Pas étonnant, me dira-t-on. Impossible, pour un journaliste de talent, de décevoir avec un tel interlocuteur. On sait tous ce que vaut Luchini : il nous le montre assez, il nous le fait assez savoir.
Culture, finesse d’analyse, ironie bien dosée, curiosité infinie, pas trop de révérence pour le siècle mais sans amertume – elle serait indécente de la part de quelqu’un qui exploite merveilleusement les tares de la modernité –, alacrité intellectuelle avec ce qu’il faut d’éthique, par exemple sa fidélité amicale pour Gérard Depardieu, lucidité, enfin, sur les ridicules contemporains et la comédie sociale.
Il y a tout dans cette personnalité pour que le plus difficile des juges soit comblé. Nous ne sommes pas obligés d’aimer mais nous ne pouvons qu’applaudir l’exercice et l’artiste parce qu’en l’occurrence, l’un et l’autre sont authentiques et sincères.[...]
Si ce dialogue avec Jean-Christophe Buisson est si complet et achevé dans tous les sens du terme, cela tient surtout au fait que le Luchini de l’écrit n’a heureusement rien à voir avec celui de la télévision, le comédien vif et brillant avec sa caricature médiatique proche parfois de l’histrionnisme.
Pour qui est passionné par l’expression et sa technique, la différence fondamentale entre les réponses de Luchini au Figaro Magazine et les numéros de celui-ci ailleurs, notamment un soir au journal de France 2 avec Laurent Delahousse, tient au fait que, dans le premier cas, la quintessence et la justesse du propos sont accueillies, recueillies telles quelles par le lecteur et qu’il n’est pas troublé par le personnage de Luchini qui ferait écran et commettrait un détournement d’attention.

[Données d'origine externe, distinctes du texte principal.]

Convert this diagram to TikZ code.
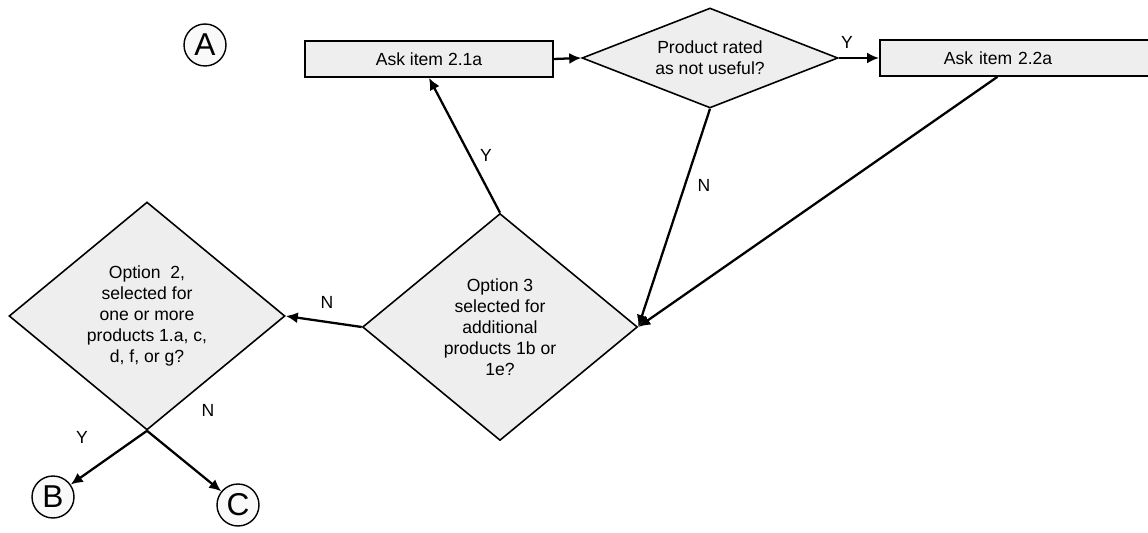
\documentclass[tikz,border=0pt]{standalone}
\usepackage{fontspec}
\setmainfont{Liberation Sans}
\usepackage{tikz}
\usetikzlibrary{shapes.geometric,arrows.meta}

\begin{document}
\begin{tikzpicture}[x=0.02cm,y=-0.02cm,
    every node/.style={font=\fontsize{10}{12}\selectfont},
    askbox/.style={draw,line width=1pt,fill=gray!13,minimum width=4.96cm,minimum height=0.72cm,inner sep=0pt},
    testbox/.style={draw,line width=0.9pt,fill=gray!13,diamond,inner sep=0pt,align=center},
    endpoint/.style={draw,line width=0.8pt,fill=gray!5,circle,minimum size=0.84cm,inner sep=0pt,font=\fontsize{18}{18}\selectfont},
    flow/.style={line width=1.3pt,-{Latex[length=2.4mm,width=2.2mm]}},
    yn/.style={font=\fontsize{10}{12}\selectfont}]
    \useasboundingbox (0,0) rectangle (1148,533);

    % draw connector circles
    \node[endpoint] (A) at (205,45) {A};
    \node[endpoint] (B) at (53,497) {B};
    \node[endpoint] (C) at (238,505) {C};

    % draw boxes
    \node[askbox] (ask21) at (429,59) {Ask item 2.1a};
    \node[askbox,anchor=west,text width=2.86cm,inner xsep=1.28cm,align=left] (ask22) at (879,58) {Ask item 2.2a};

    % draw tests
    \node[testbox,aspect=2.56,minimum width=5.12cm,minimum height=2.0cm] (rated) at (710,58) {Product rated\\as not useful?};
    \node[testbox,minimum width=5.5cm,minimum height=4.54cm] (opt3) at (500,327) {Option 3\\selected for\\additional\\products 1b or\\1e?};
    \node[testbox,minimum width=5.52cm,minimum height=4.56cm] (opt2) at (147,316) {Option\ \ 2,\\selected for\\one or more\\products 1.a, c,\\d, f, or g?};

    % draw arrows
    \draw[flow] (ask21.east) -- (rated.west);
    \draw[flow] (rated.east) -- (ask22.west);
    \draw[flow] (rated.south) -- (opt3.east);
    \draw[flow] ([xshift=-0.36cm]ask22.south) -- (opt3.east);
    \draw[flow] (opt3.north) -- (ask21.south);
    \draw[flow] (opt3.west) -- (opt2.east);
    \draw[flow] (opt2.south) -- (B);
    \draw[flow] (opt2.south) -- (C);

    % draw labels
    \node[yn] (y1) at (847,42) {Y};
    \node[yn] (n1) at (704,185) {N};
    \node[yn] (y2) at (486,155) {Y};
    \node[yn] (n2) at (327,302) {N};
    \node[yn] (y3) at (82,437) {Y};
    \node[yn] (n3) at (208,410) {N};

\end{tikzpicture}
\end{document}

Dans la seconde situation, au contraire, l’expansion de son être, la complaisance avec laquelle il profite de la liberté qu’on lui laisse – dommage, car il est si bon avec les réalisateurs qui le cadrent sans l’étouffer –, le sentiment qu’il a de pouvoir tout dire et de faire n’importe quoi, la vanité subtile et ostensible qui s’empare de lui comme un inévitable poison, prennent toute la place.

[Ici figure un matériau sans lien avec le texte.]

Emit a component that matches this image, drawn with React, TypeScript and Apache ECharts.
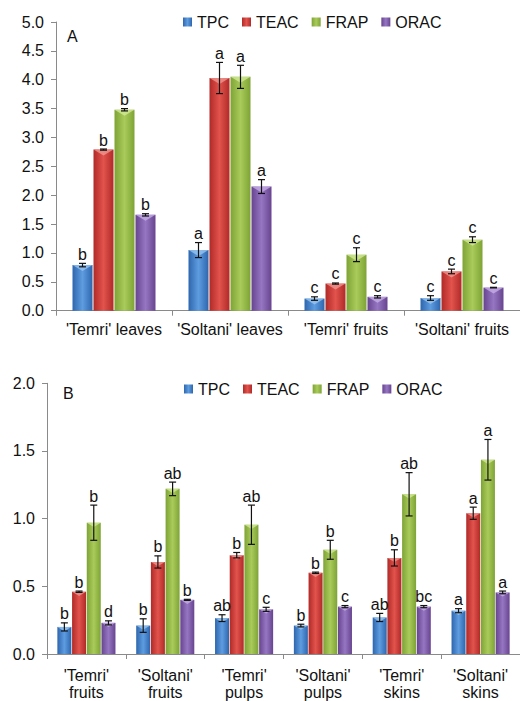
import React, { useEffect, useRef } from "react";
import * as echarts from "echarts";

const SERIES_NAMES = ["TPC", "TEAC", "FRAP", "ORAC"];

// Panel A
const catsA = ["'Temri' leaves", "'Soltani' leaves", "'Temri' fruits", "'Soltani' fruits"];
const tpcA = [0.79, 1.05, 0.21, 0.22];
const tpcErrA = [0.03, 0.13, 0.03, 0.04];
const teacA = [2.79, 4.03, 0.47, 0.68];
const teacErrA = [0.01, 0.27, 0.01, 0.04];
const frapA = [3.48, 4.05, 0.97, 1.23];
const frapErrA = [0.02, 0.2, 0.12, 0.05];
const oracA = [1.66, 2.15, 0.24, 0.4];
const oracErrA = [0.02, 0.12, 0.02, 0.005];
const tpcLetA = ["b", "a", "c", "c"];
const teacLetA = ["b", "a", "c", "c"];
const frapLetA = ["b", "a", "c", "c"];
const oracLetA = ["b", "a", "c", "c"];
const ticksA = [0, 5, 0.5];

// Panel B
const catsB = [
  "'Temri'\nfruits",
  "'Soltani'\nfruits",
  "'Temri'\npulps",
  "'Soltani'\npulps",
  "'Temri'\nskins",
  "'Soltani'\nskins",
];
const tpcB = [0.2, 0.21, 0.265, 0.21, 0.27, 0.32];
const tpcErrB = [0.03, 0.05, 0.025, 0.01, 0.03, 0.015];
const teacB = [0.46, 0.68, 0.73, 0.6, 0.71, 1.04];
const teacErrB = [0.005, 0.045, 0.02, 0.005, 0.06, 0.045];
const frapB = [0.97, 1.22, 0.955, 0.77, 1.18, 1.435];
const frapErrB = [0.13, 0.05, 0.145, 0.07, 0.16, 0.15];
const oracB = [0.23, 0.4, 0.33, 0.35, 0.35, 0.455];
const oracErrB = [0.015, 0.004, 0.015, 0.008, 0.008, 0.01];
const tpcLetB = ["b", "b", "ab", "b", "ab", "a"];
const teacLetB = ["b", "b", "b", "b", "b", "a"];
const frapLetB = ["b", "ab", "ab", "b", "ab", "a"];
const oracLetB = ["d", "b", "c", "c", "bc", "a"];
const ticksB = [0, 2, 0.5];

const FONT = '"Liberation Sans", Arial, sans-serif';
const EDGE = ["#2e66ad", "#b02a27", "#7ea335", "#67448f"];
const MID = ["#5e9ce0", "#e2534d", "#a9cb5b", "#9676c3"];
const HL = ["#9cc8f2", "#f29a94", "#d6ec9a", "#c9b2ea"];

function grad(i: number) {
  return new echarts.graphic.LinearGradient(0, 0, 1, 0, [
    { offset: 0, color: EDGE[i] },
    { offset: 0.5, color: MID[i] },
    { offset: 1, color: EDGE[i] },
  ]);
}

export default function App() {
  const ref = useRef<HTMLDivElement>(null);
  useEffect(() => {
    document.body.style.margin = "0";
    const chart = echarts.init(ref.current!, null, { renderer: "svg" });

    const panels = [
      {
        vals: [tpcA, teacA, frapA, oracA],
        errs: [tpcErrA, teacErrA, frapErrA, oracErrA],
        lets: [tpcLetA, teacLetA, frapLetA, oracLetA],
        bw: 20,
      },
      {
        vals: [tpcB, teacB, frapB, oracB],
        errs: [tpcErrB, teacErrB, frapErrB, oracErrB],
        lets: [tpcLetB, teacLetB, frapLetB, oracLetB],
        bw: 14,
      },
    ];

    const series: any[] = [];
    panels.forEach((p, g) => {
      p.vals.forEach((vals, i) => {
        series.push({
          type: "bar",
          name: SERIES_NAMES[i],
          xAxisIndex: g,
          yAxisIndex: g,
          data: vals,
          barWidth: p.bw,
          barGap: "5%",
          itemStyle: { color: grad(i) },
        });
      });
      p.vals.forEach((vals, i) => {
        const off = (i - 1.5) * p.bw * 1.05;
        const errs = p.errs[i];
        const lets = p.lets[i];
        series.push({
          type: "custom",
          xAxisIndex: g,
          yAxisIndex: g,
          z: 5,
          silent: true,
          data: vals.map((v, k) => [k, v, errs[k]]),
          renderItem: (params: any, api: any) => {
            const k = api.value(0);
            const v = api.value(1);
            const e = api.value(2);
            const base = api.coord([k, v]);
            const x = base[0] + off;
            const yv = base[1];
            const yt = api.coord([k, v + e])[1];
            const yb = api.coord([k, v - e])[1];
            const hw = p.bw / 2;
            const cap = 3.5;
            return {
              type: "group",
              children: [
                {
                  type: "polygon",
                  shape: { points: [[x - hw, yv], [x + hw, yv], [x, yv + p.bw * 0.3]] },
                  style: { fill: HL[i], opacity: 0.75 },
                },
                { type: "line", shape: { x1: x, y1: yt, x2: x, y2: yb }, style: { stroke: "#111", lineWidth: 1.2 } },
                { type: "line", shape: { x1: x - cap, y1: yt, x2: x + cap, y2: yt }, style: { stroke: "#111", lineWidth: 1.2 } },
                { type: "line", shape: { x1: x - cap, y1: yb, x2: x + cap, y2: yb }, style: { stroke: "#111", lineWidth: 1.2 } },
                {
                  type: "text",
                  x: x,
                  y: yt - 1,
                  style: {
                    text: lets[params.dataIndex],
                    textAlign: "center",
                    textVerticalAlign: "bottom",
                    font: `16px ${FONT}`,
                    fill: "#111",
                  },
                },
              ],
            };
          },
        });
      });
    });

    const axisLine = { show: true, lineStyle: { color: "#8a8a8a", width: 1 } };
    const yAxis = (t: number[]) => ({
      type: "value",
      min: t[0],
      max: t[1],
      interval: t[2],
      splitLine: { show: false },
      axisLine,
      axisTick: { show: true, length: 5, lineStyle: { color: "#8a8a8a" } },
      axisLabel: {
        fontSize: 16,
        fontFamily: FONT,
        color: "#111",
        margin: 12,
        formatter: (v: number) => v.toFixed(1),
      },
    });

    const legendBase = {
      data: SERIES_NAMES,
      icon: "rect",
      itemWidth: 9,
      itemHeight: 9,
      itemGap: 13,
      selectedMode: false,
      textStyle: { fontSize: 16, fontFamily: FONT, color: "#111" },
    };

    chart.setOption({
      animation: false,
      textStyle: { fontFamily: FONT },
      grid: [
        { left: 56, top: 22, width: 466, height: 288.7 },
        { left: 47, top: 383.3, width: 480, height: 270.7 },
      ],
      legend: [
        { ...legendBase, left: 178, top: 9 },
        { ...legendBase, left: 179, top: 376 },
      ],
      xAxis: [
        {
          type: "category",
          gridIndex: 0,
          data: catsA,
          axisLine,
          axisTick: { show: true, length: 5, lineStyle: { color: "#8a8a8a" } },
          axisLabel: { fontSize: 16, fontFamily: FONT, color: "#111", margin: 11, lineHeight: 16, interval: 0 },
        },
        {
          type: "category",
          gridIndex: 1,
          data: catsB,
          axisLine,
          axisTick: { show: true, length: 5, lineStyle: { color: "#8a8a8a" } },
          axisLabel: { fontSize: 16, fontFamily: FONT, color: "#111", margin: 13, lineHeight: 17, interval: 0 },
        },
      ],
      yAxis: [
        { ...yAxis(ticksA), gridIndex: 0 },
        { ...yAxis(ticksB), gridIndex: 1 },
      ],
      graphic: [
        { type: "text", left: 67, top: 28, style: { text: "A", font: `16px ${FONT}`, fill: "#111" } },
        { type: "text", left: 63, top: 385, style: { text: "B", font: `16px ${FONT}`, fill: "#111" } },
      ],
      series,
    });
    return () => chart.dispose();
  }, []);
  return <div ref={ref} style={{ width: 520, height: 701 }} />;
}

Il fait du Luchini de telle sorte qu’étourdis par ce saltimbanque du mot et de la pirouette, nous devenons prisonniers de l’image qu’il nous offre, qu’il nous tend au lieu de l’être par la force et la fiabilité de son discours.[...]
Grâce à Jean-Christophe Buisson et au Luchini impeccablement naturel, on prend de plein fouet ce que cette personne a d’irremplaçable dans l’espace artistique et médiatique, d’abord par son culte de la grande littérature, sa dilection pour le beau langage, son envie de comprendre et d’admirer et sa géniale emprise pour les faire partager.[...]
On reproche si souvent à Luchini d’en faire trop sans que je sois persuadé de la pertinence de cette critique.[...]
En tout cas, Fabrice Luchini, avec Jean-Christophe Buisson, en fait assez et si on n’en redemande pas tout de suite, c’est qu’on a de la nourriture pour longtemps.